Published On: Sun, Jun 22nd, 2025
Entertainment | 4,826 views

The little-known ‘masterpiece’ war movie with a perfect 100% on Rotten | Films | Entertainment


In the crowded canon of war cinema, few films manage to feel both understated and monumental.

But Robert Bresson’s 1956 French classic A Man Escaped achieves just that – a gripping true story of resistance and survival made with precision that has earned it an unblemished 100% rating on Rotten Tomatoes.

Based on the memoirs of André Devigny, a French Resistance fighter imprisoned by the Nazis during World War II, A Man Escaped tells the story of a lieutenant’s methodical attempt to flee from the Montluc prison in Lyon.

The film’s full French title – Un condamné à mort s’est échappé ou le vent souffle où il veut – translates to A Man Condemned to Death Has Escaped or The Wind Bloweth Where It Listeth, capturing both its existential weight and spiritual undertones.

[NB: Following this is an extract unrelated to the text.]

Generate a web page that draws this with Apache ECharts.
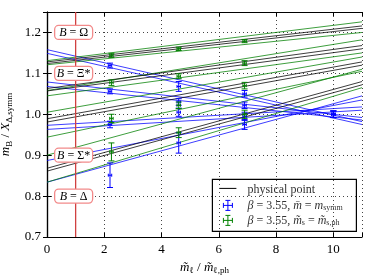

What makes Bresson’s film unique is not just the suspenseful plot – although the escape itself is edge-of-your-seat compelling – but how little it leans on cinematic embellishment.

There’s no bombastic score, no sweeping camera moves. Instead, Bresson strips the prison break genre “down to its bare essentials,” as one Rotten Tomatoes reviewer put it, and “tactfully enthralls the viewer with its authentic, meticulous psychological focus”.

The film immerses us in long silences, whispered conversations through cell walls, and the scraping of spoons against wood as tools of liberation. Bresson casts non-professional actors and avoids melodrama, allowing the claustrophobia and slow, measured pace to mirror the psychological tension of imprisonment.

Viewer reviews on Rotten Tomatoes reflect the quiet power of the film. One praised its minimalism, writing: “It does a lot with very little, making it all feel that much more authentic.” Another fan added: “The movie is simple enough but it really shows the struggle and resilience this sort of endeavour can take. I felt trapped until the titular escape happened.”

Though it may not have the name recognition of The Great Escape or Bridge on the River Kwai, A Man Escaped is widely considered a foundational work of art-house cinema and a staple for filmmakers exploring themes of confinement and resistance.

Directors from Paul Schrader to the Dardenne brothers have cited Bresson’s influence, particularly in how he lets emotion seep through quiet gestures rather than grand declarations.

Released just over a decade after the end of the Second World War, the film also served as a reflection for postwar France – a country still grappling with the trauma of occupation and collaboration.